* [THE REQUEST]:
Pictures in the data below are not part of the copy; transcribe everything else exactly.

* [EXTRACTED RECORDS]:
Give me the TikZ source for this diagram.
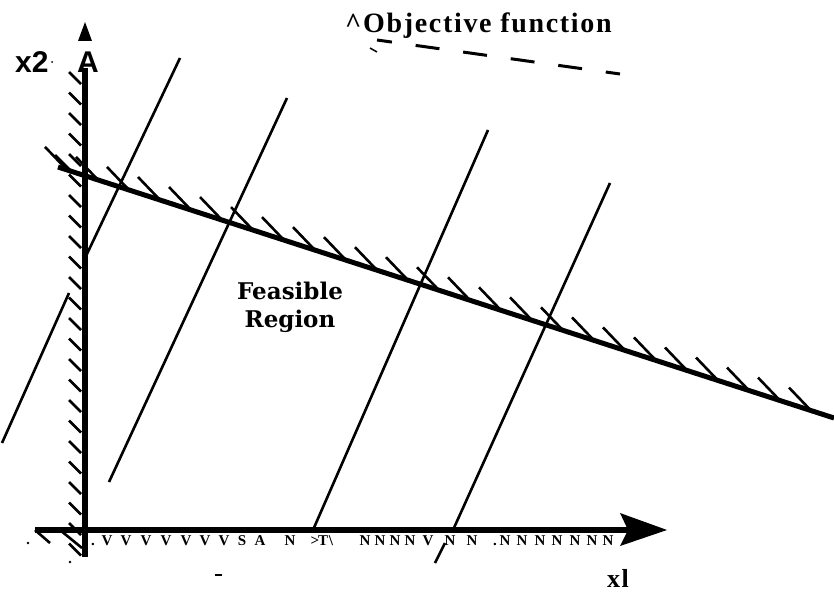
\documentclass[tikz,border=0pt]{standalone}
\usepackage{fontspec}
\setmainfont{Liberation Serif}
\newfontfamily\objfont[LetterSpace=6]{Liberation Serif Bold}
\newfontfamily\cellfont{Liberation Serif Bold}
\newfontfamily\axfont{Liberation Sans Bold}
\newfontfamily\regfont{DejaVu Serif Bold}
\begin{document}
\begin{tikzpicture}[x=1pt,y=-1pt,
  axisline/.style={line width=6.5pt},
  conline/.style={line width=5pt},
  objline/.style={line width=2.6pt},
  hatchline/.style={line width=2.6pt},
  lbl/.style={inner sep=0pt, anchor=base west},
  cell/.style={inner sep=0pt, anchor=base, font=\cellfont\fontsize{15}{15}\selectfont},
]
\useasboundingbox[fill=white] (0,0) rectangle (834,594);

% named points
\coordinate (yb) at (85,557);
\coordinate (yt) at (85,68);
\coordinate (xl0) at (35,530);
\coordinate (xr) at (630,530);
\coordinate (c0) at (58,167);
\coordinate (c1) at (834,418);

% constraint line and its hatching
\draw[conline] (c0) -- (c1);
\foreach \k in {0,...,24}{
  \pgfmathsetmacro\xe{67+31*\k}
  \pgfmathsetmacro\ye{167+(\xe-58)*0.3235}
  \draw[hatchline] (\xe-22,\ye-23) -- (\xe+1,\ye+1);
}
\draw[hatchline] (55,155) -- (72,172);

% y-axis hatching
\foreach \k in {0,...,23}{
  \pgfmathsetmacro\yy{72+20.5*\k}
  \draw[hatchline] (69,\yy) -- (81,\yy+12);
}
% hatching at the origin
\draw[hatchline] (35,530) -- (50,543);
\draw[hatchline] (60,530) -- (82,548);

% objective function lines
\draw[objline] (180,58) -- (86,256);
\draw[objline] (69,293) -- (2,443);
\draw[objline] (287,98) -- (109,482);
\draw[objline] (488,130) -- (313,530);
\draw[objline] (610,183) -- (453,530);
\draw[objline] (445,543) -- (435,563);

% axes
\draw[axisline] (yb) -- (yt);
\fill (78,41) -- (85,22) -- (92,41) -- cycle;
\draw[axisline] (xl0) -- (xr);
\fill (620,513) -- (667,530) -- (620,546) -- (628,530) -- cycle;

% dashed objective direction
\draw[line width=3pt, dash pattern=on 24pt off 24pt, dash phase=9pt] (377,40) -- (620,74);
\draw[line width=1.5pt] (370,48) -- (377,52);

% labels
\node[lbl, font=\axfont\fontsize{30}{30}\selectfont] (x2) at (15,72) {x2};
\node[lbl, font=\axfont\fontsize{30}{30}\selectfont] (A) at (77,72) {A};
\fill (52,62) circle (1pt);
\node[lbl, font=\objfont\fontsize{28}{28}\selectfont] (obj) at (345,33) {\^{}Objective function};
\node[lbl, font=\objfont\fontsize{26}{26}\selectfont] (x1) at (607,587) {xl};
\node[inner sep=0pt, anchor=base, align=center, font=\regfont\fontsize{23}{28}\selectfont] (fr) at (290,327) {Feasible\\Region};

% text along the x-axis
\foreach \x/\c in {107/V,126/V,146/V,166/V,186/V,205/V,224/V,242/S,260/A,290/N,315/>,323/T,365/N,380/N,395/N,410/N,428/V,450/N,472/N,505/N,522/N,540/N,557/N,575/N,592/N,608/N}{
  \node[cell] (b\x) at (\x,545) {\c};
}
\node[cell] (bs) at (331,545) {\textbackslash};
\node[cell] (bd) at (495,545) {.};
\node[cell] (bd0) at (93,545) {.};

% specks
\fill (28,543) circle (1.3pt);
\fill (70,562) circle (1.3pt);
\draw[line width=1.5pt] (215,575) -- (222,575);
\end{tikzpicture}
\end{document}
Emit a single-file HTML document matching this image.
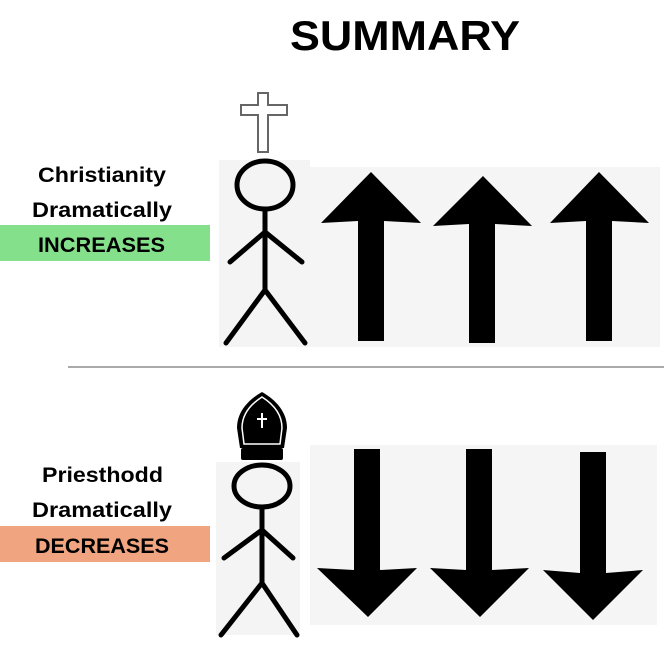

* [FULL ANSWER]:
Give me the TikZ source for this diagram.
\documentclass[tikz,border=0pt]{standalone}
\usepackage{fontspec}
\setmainfont{Liberation Serif}
\newfontfamily\objfont[LetterSpace=6]{Liberation Serif Bold}
\newfontfamily\cellfont{Liberation Serif Bold}
\newfontfamily\axfont{Liberation Sans Bold}
\newfontfamily\regfont{DejaVu Serif Bold}
\begin{document}
\begin{tikzpicture}[x=1pt,y=-1pt,
  axisline/.style={line width=6.5pt},
  conline/.style={line width=5pt},
  objline/.style={line width=2.6pt},
  hatchline/.style={line width=2.6pt},
  lbl/.style={inner sep=0pt, anchor=base west},
  cell/.style={inner sep=0pt, anchor=base, font=\cellfont\fontsize{15}{15}\selectfont},
]
\useasboundingbox[fill=white] (0,0) rectangle (834,594);

% named points
\coordinate (yb) at (85,557);
\coordinate (yt) at (85,68);
\coordinate (xl0) at (35,530);
\coordinate (xr) at (630,530);
\coordinate (c0) at (58,167);
\coordinate (c1) at (834,418);

% constraint line and its hatching
\draw[conline] (c0) -- (c1);
\foreach \k in {0,...,24}{
  \pgfmathsetmacro\xe{67+31*\k}
  \pgfmathsetmacro\ye{167+(\xe-58)*0.3235}
  \draw[hatchline] (\xe-22,\ye-23) -- (\xe+1,\ye+1);
}
\draw[hatchline] (55,155) -- (72,172);

% y-axis hatching
\foreach \k in {0,...,23}{
  \pgfmathsetmacro\yy{72+20.5*\k}
  \draw[hatchline] (69,\yy) -- (81,\yy+12);
}
% hatching at the origin
\draw[hatchline] (35,530) -- (50,543);
\draw[hatchline] (60,530) -- (82,548);

% objective function lines
\draw[objline] (180,58) -- (86,256);
\draw[objline] (69,293) -- (2,443);
\draw[objline] (287,98) -- (109,482);
\draw[objline] (488,130) -- (313,530);
\draw[objline] (610,183) -- (453,530);
\draw[objline] (445,543) -- (435,563);

% axes
\draw[axisline] (yb) -- (yt);
\fill (78,41) -- (85,22) -- (92,41) -- cycle;
\draw[axisline] (xl0) -- (xr);
\fill (620,513) -- (667,530) -- (620,546) -- (628,530) -- cycle;

% dashed objective direction
\draw[line width=3pt, dash pattern=on 24pt off 24pt, dash phase=9pt] (377,40) -- (620,74);
\draw[line width=1.5pt] (370,48) -- (377,52);

% labels
\node[lbl, font=\axfont\fontsize{30}{30}\selectfont] (x2) at (15,72) {x2};
\node[lbl, font=\axfont\fontsize{30}{30}\selectfont] (A) at (77,72) {A};
\fill (52,62) circle (1pt);
\node[lbl, font=\objfont\fontsize{28}{28}\selectfont] (obj) at (345,33) {\^{}Objective function};
\node[lbl, font=\objfont\fontsize{26}{26}\selectfont] (x1) at (607,587) {xl};
\node[inner sep=0pt, anchor=base, align=center, font=\regfont\fontsize{23}{28}\selectfont] (fr) at (290,327) {Feasible\\Region};

% text along the x-axis
\foreach \x/\c in {107/V,126/V,146/V,166/V,186/V,205/V,224/V,242/S,260/A,290/N,315/>,323/T,365/N,380/N,395/N,410/N,428/V,450/N,472/N,505/N,522/N,540/N,557/N,575/N,592/N,608/N}{
  \node[cell] (b\x) at (\x,545) {\c};
}
\node[cell] (bs) at (331,545) {\textbackslash};
\node[cell] (bd) at (495,545) {.};
\node[cell] (bd0) at (93,545) {.};

% specks
\fill (28,543) circle (1.3pt);
\fill (70,562) circle (1.3pt);
\draw[line width=1.5pt] (215,575) -- (222,575);
\end{tikzpicture}
\end{document}
Emit a single-file HTML document matching this image.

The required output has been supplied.